I’m working on an application, that does IP routing and QoS. Today we have the QoS implemented, with 3 priorities (low, normal and high) and for each level we create a Queue and as soon as the packages are queued, we send it forward in a FIFO way (the scheduler spend 60% of time with the high queue, 30% the time with normal and 10% with the low queue). It works, but as FIFO it has some drawbacks like:
-
An aggressive traffic will fill in the queue and all other flows with the same priority will be stucked
-
under high usage, TCP will slow down and UDP will keep flooding our Queue. It means in the end UDP flows will have better priorization then TCP flows
I was thinking a way to improve it and my idea is to implement a SFQ with the following algorithm:
-
keep the high, normal, low, but they aren’t just 3 queues, but one per (seen) protocol
-
The scheduler still spending 60% of time we spend with the high queues, 30% the time with normal and 10% with the low queues.
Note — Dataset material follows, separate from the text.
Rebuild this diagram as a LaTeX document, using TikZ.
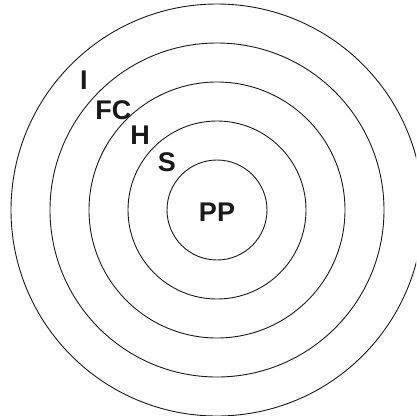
\documentclass[tikz,border=0pt]{standalone}
\usepackage{fontspec}
\setmainfont{Liberation Sans}
\begin{document}
\begin{tikzpicture}[x=1pt,y=-1pt,
  ring/.style={draw=black!90,line width=0.9pt},
  lbl/.style={font=\fontsize{27}{27}\selectfont\bfseries,text=black!90,inner sep=0pt,anchor=center}]
\useasboundingbox (0,0) rectangle (416,416);
\clip (0,0) rectangle (416,416);
\coordinate (c) at (217,210);
\draw[ring] (c) circle[radius=50];
\draw[ring] (c) circle[radius=89];
\draw[ring] (c) circle[radius=128];
\draw[ring] (c) circle[radius=167];
\draw[ring] (c) circle[radius=206];
\node[lbl] (i) at (84,80) {I};
\node[lbl] (fc) at (113.3,110) {FC};
\node[lbl] (h) at (140,135.2) {H};
\node[lbl] (s) at (167,162.7) {S};
\node[lbl] (pp) at (217,212.5) {PP};
\end{tikzpicture}
\end{document}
But now, it does a round-robin between the queues with the same priority. The choosen Queue, will still forward the packets in a FIFO way.
drawbacks from this implementation:
- it is more expensive to the CPU
Am I missing something? Any recommendation?
Have a look at Hurst or long range dependent network traffic for example this paper. If it is your problem, then you cannot reduce long range dependent traffic with queueing policies.